Il est loin le temps où l'on pouvait croire que les langues possédaient des catégories universelles, celles de la grammaire latine ou grecque. Même si l'on reste d'un certain point de vue pris dans le cadre de notions traditionnelles utilisées pour décrire ces langues et celles de la famille indo-européenne, les avancées de ces dernières années sont indéniables.

Classer les langues ne va pas de soi, tout point de vue adopté, tout caractère retenu pour les décrire, toute évolution étant susceptibles de faire varier la typologie. On continue souvent de les classer, comme on le fait dans les sciences de la nature, en familles, voire sous-familles, et groupes (ou genres). Ainsi, la famille indo-européenne comprend les groupes arménien, germanique, iranien, etc. Et d'anciennes typologies sont toujours utilisées pour caractériser globalement certaines langues, comme celle des langues isolantes (ou analytiques), agglutinantes, ou flexionnelles. Cette classification s'est enrichie du type dit « incorporant » ou « polysynthétique », dont les représentants sont les langues amérindiennes, dans lesquelles le « mot » peut coïncider avec la phrase.

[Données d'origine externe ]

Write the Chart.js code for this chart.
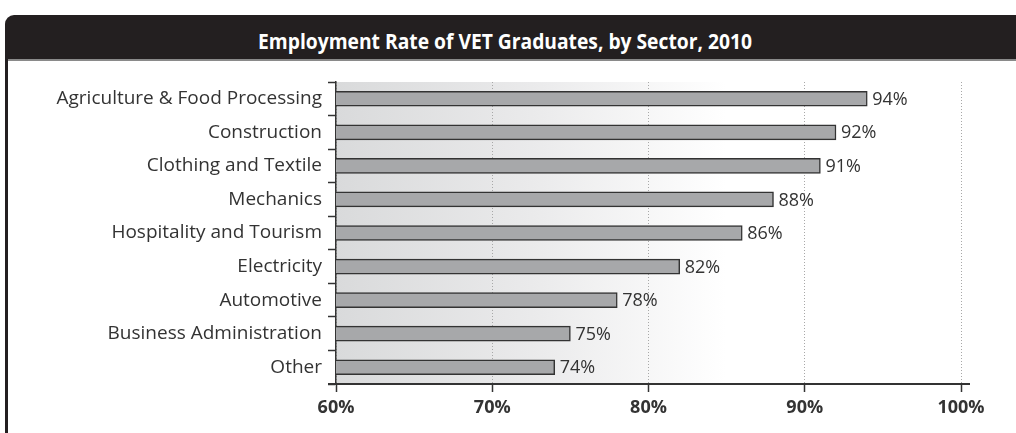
<!DOCTYPE html>
<html>
<head>
<meta charset="utf-8">
<script src="https://cdn.jsdelivr.net/npm/chart.js@4"></script>
<style>
html,body{margin:0;padding:0;background:#fff;width:1016px;height:433px;overflow:hidden;}
#titlebar{position:absolute;left:5px;top:15px;width:1020px;height:44px;background:#231f20;border-top-left-radius:9px;}
#titlebar span{position:absolute;left:0;top:0;width:1000px;text-align:center;color:#fff;font-family:"Open Sans",sans-serif;font-weight:bold;font-size:22px;line-height:50px;transform:scaleX(0.875);transform-origin:500px 0;}
#rule{position:absolute;left:5px;top:59px;width:1011px;height:2px;background:#8a8a8a;}
#leftline{position:absolute;left:5px;top:59px;width:3px;height:380px;background:#231f20;}
#wrap{position:absolute;left:0;top:0;width:1016px;height:433px;}
</style>
</head>
<body>
<div id="titlebar"><span>Employment Rate of VET Graduates, by Sector, 2010</span></div>
<div id="rule"></div>
<div id="leftline"></div>
<div id="wrap"><canvas id="c" width="1016" height="433"></canvas></div>
<script>
const categories = ["Agriculture & Food Processing","Construction","Clothing and Textile","Mechanics","Hospitality and Tourism","Electricity","Automotive","Business Administration","Other"];
const rates = [94, 92, 91, 88, 86, 82, 78, 75, 74];
const xTicks = [60, 70, 80, 90, 100];

const bgPlugin = {
  id: 'bg',
  beforeDraw(chart) {
    const {ctx, chartArea: a} = chart;
    const g = ctx.createLinearGradient(a.left, 0, a.left + 390, 0);
    g.addColorStop(0, '#d9dadb');
    g.addColorStop(0.5, '#eaeaeb');
    g.addColorStop(1, '#ffffff');
    ctx.save();
    ctx.fillStyle = g;
    ctx.fillRect(a.left, a.top, 390, a.bottom - a.top);
    ctx.restore();
  },
  afterDatasetsDraw(chart) {
    const {ctx} = chart;
    const meta = chart.getDatasetMeta(0);
    ctx.save();
    ctx.font = '18px "Open Sans"';
    ctx.fillStyle = '#333';
    ctx.textBaseline = 'middle';
    meta.data.forEach((bar, i) => {
      ctx.fillText(rates[i] + '%', bar.x + 5, bar.y + 1);
    });
    ctx.restore();
  },
  afterDraw(chart) {
    const {ctx, chartArea: a} = chart;
    ctx.save();
    ctx.strokeStyle = '#333';
    ctx.lineWidth = 2;
    ctx.beginPath();
    ctx.moveTo(a.left - 8, a.bottom);
    ctx.lineTo(a.right + 9, a.bottom);
    ctx.stroke();
    ctx.restore();
  }
};

new Chart(document.getElementById('c'), {
  type: 'bar',
  data: {
    labels: categories,
    datasets: [{
      data: rates,
      backgroundColor: '#a7a8aa',
      borderColor: '#333333',
      borderWidth: 1.5,
      borderSkipped: false,
      barThickness: 15
    }]
  },
  options: {
    indexAxis: 'y',
    responsive: false,
    animation: false,
    layout: {padding: {top: 82, right: 55, left: 0, bottom: 0}},
    plugins: {legend: {display: false}, tooltip: {enabled: false}, title: {display: false}},
    scales: {
      x: {
        min: 60, max: 100,
        afterBuildTicks(scale) { scale.ticks = xTicks.map(v => ({value: v})); },
        afterFit(scale) { scale.height = 49; },
        ticks: {
          callback: v => v + '%',
          font: {family: '"Open Sans"', size: 18, weight: 'bold'},
          color: '#333',
          padding: 5,
          maxRotation: 0
        },
        grid: {
          color: '#a8a8a8',
          lineWidth: 1,
          tickColor: '#333',
          tickBorderDash: [],
          tickLength: 8,
          tickWidth: 1.5
        },
        border: {display: true, color: '#333', width: 2, dash: [1, 2]}
      },
      y: {
        afterFit(scale) { scale.width = 336; },
        ticks: {
          font: {family: '"Open Sans"', size: 19},
          color: '#333',
          padding: 6
        },
        grid: {
          offset: true,
          drawOnChartArea: false,
          tickLength: 8,
          tickColor: '#333',
          tickWidth: 1.5
        },
        border: {display: true, color: '#333', width: 1.5}
      }
    }
  },
  plugins: [bgPlugin]
});
</script>
</body>
</html>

Cependant, les problèmes de méthode, tant d'un point de vue théorique que pratique, ne cessent de se poser. Du point de vue théorique, il est par exemple souvent difficile d'utiliser les notions traditionnelles (sujet, objet, etc.) sans se poser la question de leur validité. Faire face à la complexité du matériau force par exemple à revenir sur des notions qui paraissaient simples : par exemple, l'opposition verbo-nominale ne va pas de soi et les interprétations qu'on peut en donner peuvent sensiblement varier.

Du point de vue pratique, on a d'abord à faire à la diversité des langues et à la disponibilité des corpus. Les corpus oraux manquent souvent, alors qu'ils sont fondamentaux pour l'analyse des langues dans leurs usages réels. De plus, les corpus construits ont tendance à laisser de côté certains faits importants. De même, il manque souvent d'études permettant d'atténuer le caractère subjectif de l'analyse des langues menée par des chercheurs différents. Les modes de description divergent parfois grandement, et les conclusions varient : tel chercheur étiquète du sème /tranquille /, ce qu'un autre interprète dans la même langue comme /pendu / ou /perché /. Rien là de dramatique en soi. Mais ce sont souvent les fondements mêmes sur lesquels repose la démarche des uns et des autres qui sont en cause.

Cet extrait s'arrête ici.